■ What is required
Transcribe every line exactly. Leave the pictures behind.

## START Source excerpt

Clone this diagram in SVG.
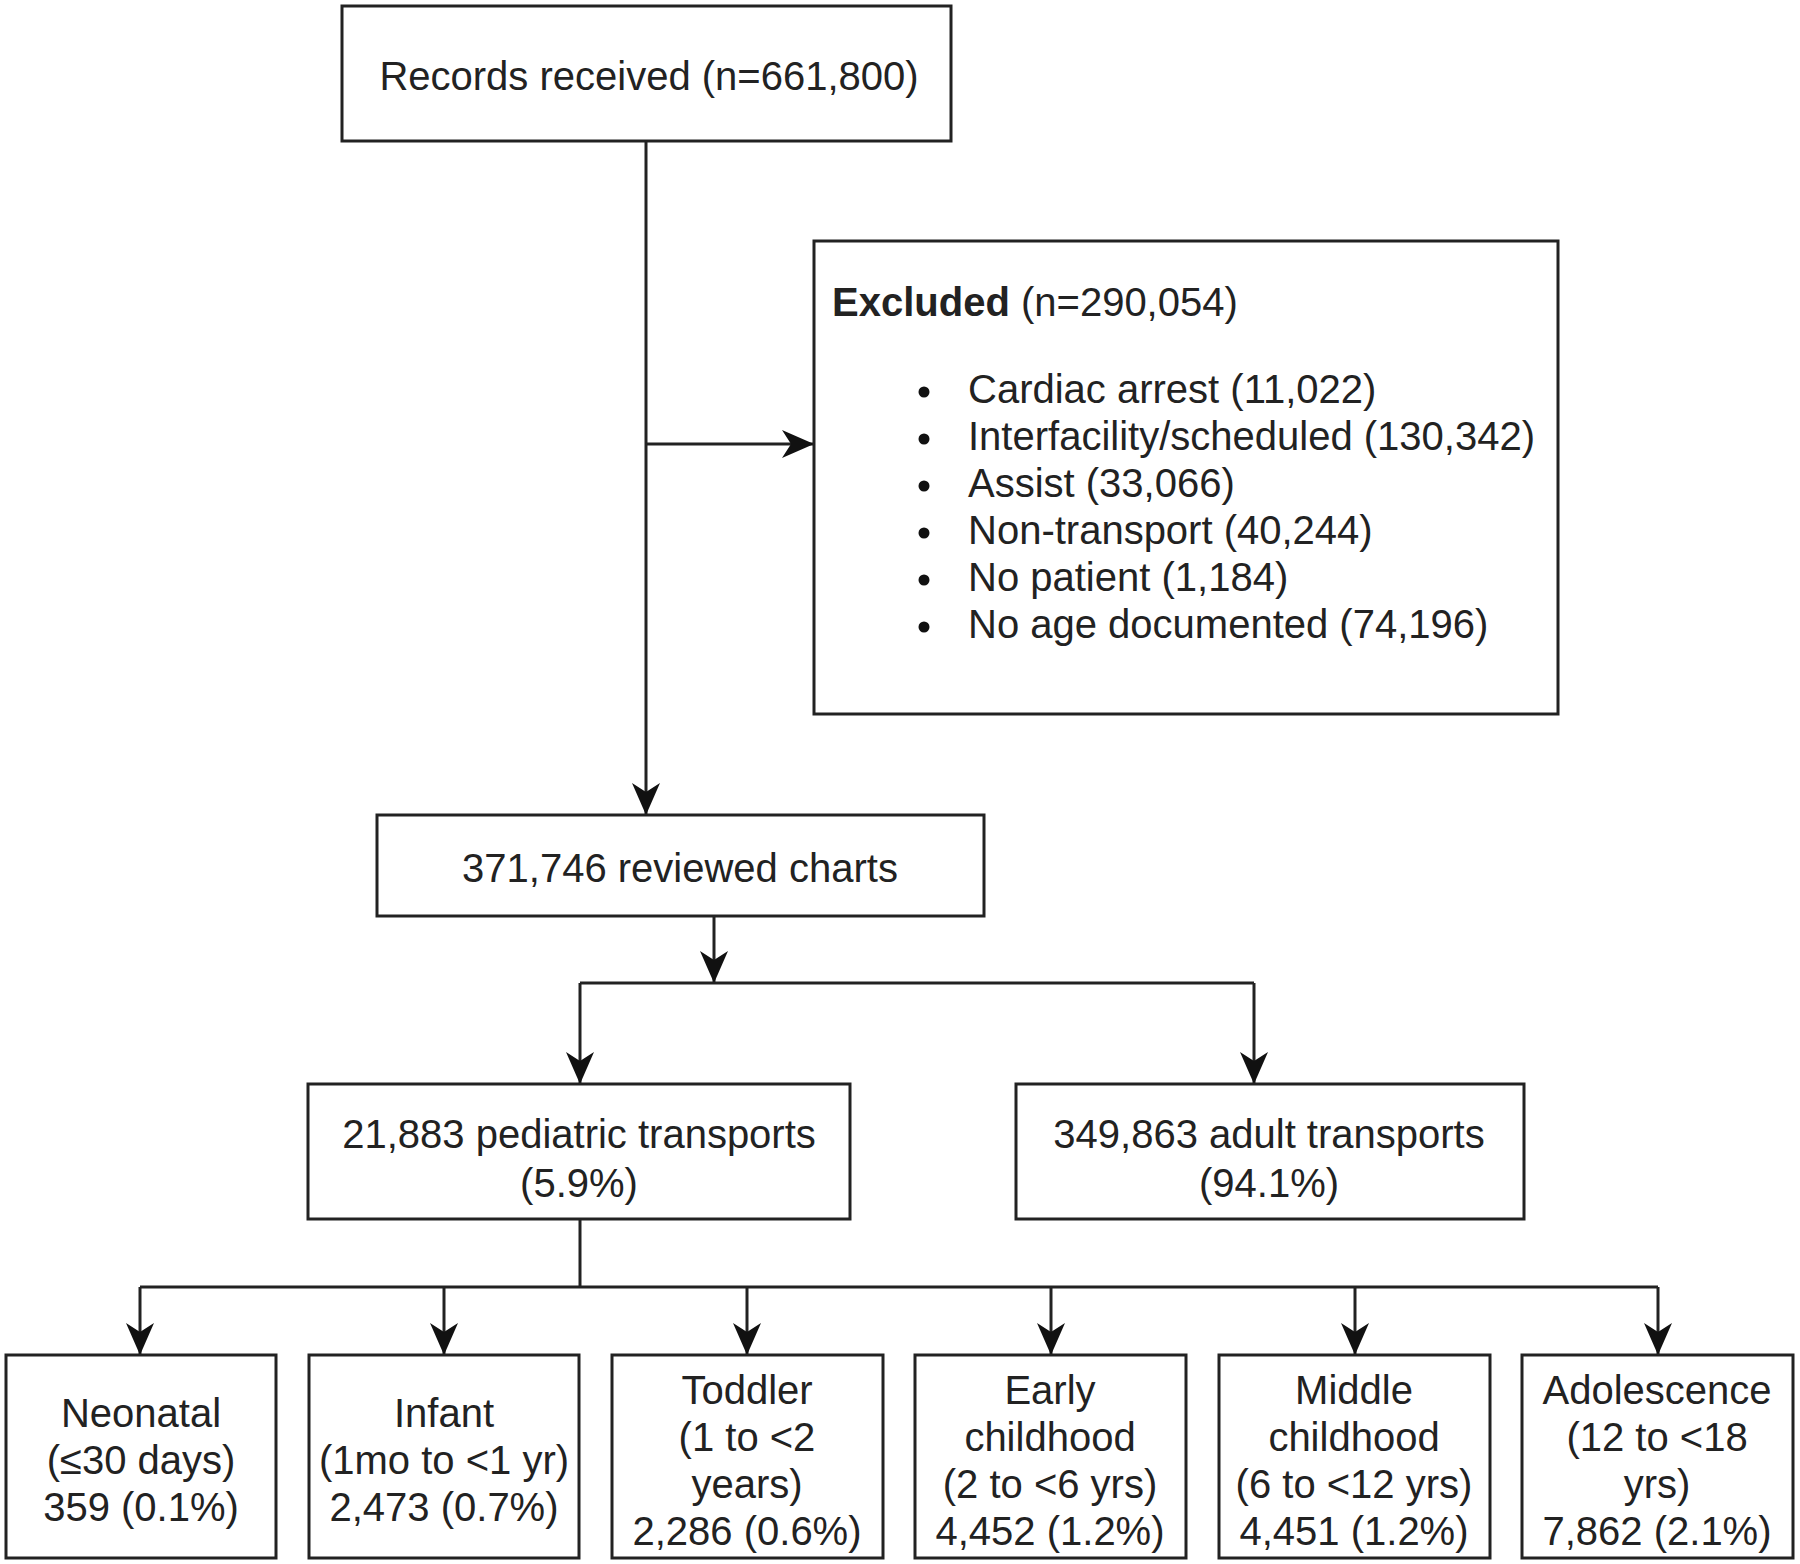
<svg xmlns="http://www.w3.org/2000/svg" width="1800" height="1564" viewBox="0 0 1800 1564">
<style>
.box{fill:#fff;stroke:#222;stroke-width:3}
.t{font-family:"Liberation Sans",Arial,Helvetica,sans-serif;font-size:40px;fill:#222}
.c{text-anchor:middle}
.ln{fill:none;stroke:#222;stroke-width:3}
</style>
<defs>
<marker id="arr" markerUnits="userSpaceOnUse" markerWidth="32" markerHeight="30" viewBox="0 0 32 30" refX="32" refY="15" orient="auto">
<path d="M0,1 L32,15 L0,29 L9,15 Z" fill="#111"/>
</marker>
</defs>
<rect width="1800" height="1564" fill="#fff"/>
<g id="connectors">
<path class="ln" d="M646,141 V815" marker-end="url(#arr)"/>
<path class="ln" d="M646,444 H814" marker-end="url(#arr)"/>
<path class="ln" d="M714,916 V983" marker-end="url(#arr)"/>
<path class="ln" d="M580,983 H1254"/>
<path class="ln" d="M580,983 V1084" marker-end="url(#arr)"/>
<path class="ln" d="M1254,983 V1084" marker-end="url(#arr)"/>
<path class="ln" d="M580,1219 V1287"/>
<path class="ln" d="M140,1287 H1658"/>
<path class="ln" d="M140,1287 V1355" marker-end="url(#arr)"/>
<path class="ln" d="M444,1287 V1355" marker-end="url(#arr)"/>
<path class="ln" d="M747,1287 V1355" marker-end="url(#arr)"/>
<path class="ln" d="M1051,1287 V1355" marker-end="url(#arr)"/>
<path class="ln" d="M1355,1287 V1355" marker-end="url(#arr)"/>
<path class="ln" d="M1658,1287 V1355" marker-end="url(#arr)"/>
</g>
<g id="records">
<rect class="box" x="342" y="6" width="609" height="135"/>
<text class="t c" x="649" y="90">Records received (n=661,800)</text>
</g>
<g id="excluded">
<rect class="box" x="814" y="241" width="744" height="473"/>
<text class="t" x="832" y="316"><tspan font-weight="bold">Excluded</tspan> (n=290,054)</text>
<g fill="#111">
<circle cx="924" cy="392" r="5.5"/>
<circle cx="924" cy="439" r="5.5"/>
<circle cx="924" cy="486" r="5.5"/>
<circle cx="924" cy="533" r="5.5"/>
<circle cx="924" cy="580" r="5.5"/>
<circle cx="924" cy="627" r="5.5"/>
</g>
<text class="t" x="968" y="403">Cardiac arrest (11,022)</text>
<text class="t" x="968" y="450">Interfacility/scheduled (130,342)</text>
<text class="t" x="968" y="497">Assist (33,066)</text>
<text class="t" x="968" y="544">Non-transport (40,244)</text>
<text class="t" x="968" y="591">No patient (1,184)</text>
<text class="t" x="968" y="638">No age documented (74,196)</text>
</g>
<g id="reviewed">
<rect class="box" x="377" y="815" width="607" height="101"/>
<text class="t c" x="680" y="882">371,746 reviewed charts</text>
</g>
<g id="pediatric">
<rect class="box" x="308" y="1084" width="542" height="135"/>
<text class="t c" x="579" y="1148">21,883 pediatric transports</text>
<text class="t c" x="579" y="1197">(5.9%)</text>
</g>
<g id="adult">
<rect class="box" x="1016" y="1084" width="508" height="135"/>
<text class="t c" x="1269" y="1148">349,863 adult transports</text>
<text class="t c" x="1269" y="1197">(94.1%)</text>
</g>
<g id="neonatal">
<rect class="box" x="6" y="1355" width="270" height="203"/>
<text class="t c" x="141" y="1427">Neonatal</text>
<text class="t c" x="141" y="1474">(≤30 days)</text>
<text class="t c" x="141" y="1521">359 (0.1%)</text>
</g>
<g id="infant">
<rect class="box" x="309" y="1355" width="270" height="203"/>
<text class="t c" x="444" y="1427">Infant</text>
<text class="t c" x="444" y="1474">(1mo to &lt;1 yr)</text>
<text class="t c" x="444" y="1521">2,473 (0.7%)</text>
</g>
<g id="toddler">
<rect class="box" x="612" y="1355" width="271" height="203"/>
<text class="t c" x="747" y="1404">Toddler</text>
<text class="t c" x="747" y="1451">(1 to &lt;2</text>
<text class="t c" x="747" y="1498">years)</text>
<text class="t c" x="747" y="1545">2,286 (0.6%)</text>
</g>
<g id="early">
<rect class="box" x="915" y="1355" width="271" height="203"/>
<text class="t c" x="1050" y="1404">Early</text>
<text class="t c" x="1050" y="1451">childhood</text>
<text class="t c" x="1050" y="1498">(2 to &lt;6 yrs)</text>
<text class="t c" x="1050" y="1545">4,452 (1.2%)</text>
</g>
<g id="middle">
<rect class="box" x="1219" y="1355" width="271" height="203"/>
<text class="t c" x="1354" y="1404">Middle</text>
<text class="t c" x="1354" y="1451">childhood</text>
<text class="t c" x="1354" y="1498">(6 to &lt;12 yrs)</text>
<text class="t c" x="1354" y="1545">4,451 (1.2%)</text>
</g>
<g id="adolescence">
<rect class="box" x="1522" y="1355" width="271" height="203"/>
<text class="t c" x="1657" y="1404">Adolescence</text>
<text class="t c" x="1657" y="1451">(12 to &lt;18</text>
<text class="t c" x="1657" y="1498">yrs)</text>
<text class="t c" x="1657" y="1545">7,862 (2.1%)</text>
</g>
</svg>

## END Source excerpt

■ Correct answer
Clone this diagram in SVG.
<svg xmlns="http://www.w3.org/2000/svg" width="1800" height="1564" viewBox="0 0 1800 1564">
<style>
.box{fill:#fff;stroke:#222;stroke-width:3}
.t{font-family:"Liberation Sans",Arial,Helvetica,sans-serif;font-size:40px;fill:#222}
.c{text-anchor:middle}
.ln{fill:none;stroke:#222;stroke-width:3}
</style>
<defs>
<marker id="arr" markerUnits="userSpaceOnUse" markerWidth="32" markerHeight="30" viewBox="0 0 32 30" refX="32" refY="15" orient="auto">
<path d="M0,1 L32,15 L0,29 L9,15 Z" fill="#111"/>
</marker>
</defs>
<rect width="1800" height="1564" fill="#fff"/>
<g id="connectors">
<path class="ln" d="M646,141 V815" marker-end="url(#arr)"/>
<path class="ln" d="M646,444 H814" marker-end="url(#arr)"/>
<path class="ln" d="M714,916 V983" marker-end="url(#arr)"/>
<path class="ln" d="M580,983 H1254"/>
<path class="ln" d="M580,983 V1084" marker-end="url(#arr)"/>
<path class="ln" d="M1254,983 V1084" marker-end="url(#arr)"/>
<path class="ln" d="M580,1219 V1287"/>
<path class="ln" d="M140,1287 H1658"/>
<path class="ln" d="M140,1287 V1355" marker-end="url(#arr)"/>
<path class="ln" d="M444,1287 V1355" marker-end="url(#arr)"/>
<path class="ln" d="M747,1287 V1355" marker-end="url(#arr)"/>
<path class="ln" d="M1051,1287 V1355" marker-end="url(#arr)"/>
<path class="ln" d="M1355,1287 V1355" marker-end="url(#arr)"/>
<path class="ln" d="M1658,1287 V1355" marker-end="url(#arr)"/>
</g>
<g id="records">
<rect class="box" x="342" y="6" width="609" height="135"/>
<text class="t c" x="649" y="90">Records received (n=661,800)</text>
</g>
<g id="excluded">
<rect class="box" x="814" y="241" width="744" height="473"/>
<text class="t" x="832" y="316"><tspan font-weight="bold">Excluded</tspan> (n=290,054)</text>
<g fill="#111">
<circle cx="924" cy="392" r="5.5"/>
<circle cx="924" cy="439" r="5.5"/>
<circle cx="924" cy="486" r="5.5"/>
<circle cx="924" cy="533" r="5.5"/>
<circle cx="924" cy="580" r="5.5"/>
<circle cx="924" cy="627" r="5.5"/>
</g>
<text class="t" x="968" y="403">Cardiac arrest (11,022)</text>
<text class="t" x="968" y="450">Interfacility/scheduled (130,342)</text>
<text class="t" x="968" y="497">Assist (33,066)</text>
<text class="t" x="968" y="544">Non-transport (40,244)</text>
<text class="t" x="968" y="591">No patient (1,184)</text>
<text class="t" x="968" y="638">No age documented (74,196)</text>
</g>
<g id="reviewed">
<rect class="box" x="377" y="815" width="607" height="101"/>
<text class="t c" x="680" y="882">371,746 reviewed charts</text>
</g>
<g id="pediatric">
<rect class="box" x="308" y="1084" width="542" height="135"/>
<text class="t c" x="579" y="1148">21,883 pediatric transports</text>
<text class="t c" x="579" y="1197">(5.9%)</text>
</g>
<g id="adult">
<rect class="box" x="1016" y="1084" width="508" height="135"/>
<text class="t c" x="1269" y="1148">349,863 adult transports</text>
<text class="t c" x="1269" y="1197">(94.1%)</text>
</g>
<g id="neonatal">
<rect class="box" x="6" y="1355" width="270" height="203"/>
<text class="t c" x="141" y="1427">Neonatal</text>
<text class="t c" x="141" y="1474">(≤30 days)</text>
<text class="t c" x="141" y="1521">359 (0.1%)</text>
</g>
<g id="infant">
<rect class="box" x="309" y="1355" width="270" height="203"/>
<text class="t c" x="444" y="1427">Infant</text>
<text class="t c" x="444" y="1474">(1mo to &lt;1 yr)</text>
<text class="t c" x="444" y="1521">2,473 (0.7%)</text>
</g>
<g id="toddler">
<rect class="box" x="612" y="1355" width="271" height="203"/>
<text class="t c" x="747" y="1404">Toddler</text>
<text class="t c" x="747" y="1451">(1 to &lt;2</text>
<text class="t c" x="747" y="1498">years)</text>
<text class="t c" x="747" y="1545">2,286 (0.6%)</text>
</g>
<g id="early">
<rect class="box" x="915" y="1355" width="271" height="203"/>
<text class="t c" x="1050" y="1404">Early</text>
<text class="t c" x="1050" y="1451">childhood</text>
<text class="t c" x="1050" y="1498">(2 to &lt;6 yrs)</text>
<text class="t c" x="1050" y="1545">4,452 (1.2%)</text>
</g>
<g id="middle">
<rect class="box" x="1219" y="1355" width="271" height="203"/>
<text class="t c" x="1354" y="1404">Middle</text>
<text class="t c" x="1354" y="1451">childhood</text>
<text class="t c" x="1354" y="1498">(6 to &lt;12 yrs)</text>
<text class="t c" x="1354" y="1545">4,451 (1.2%)</text>
</g>
<g id="adolescence">
<rect class="box" x="1522" y="1355" width="271" height="203"/>
<text class="t c" x="1657" y="1404">Adolescence</text>
<text class="t c" x="1657" y="1451">(12 to &lt;18</text>
<text class="t c" x="1657" y="1498">yrs)</text>
<text class="t c" x="1657" y="1545">7,862 (2.1%)</text>
</g>
</svg>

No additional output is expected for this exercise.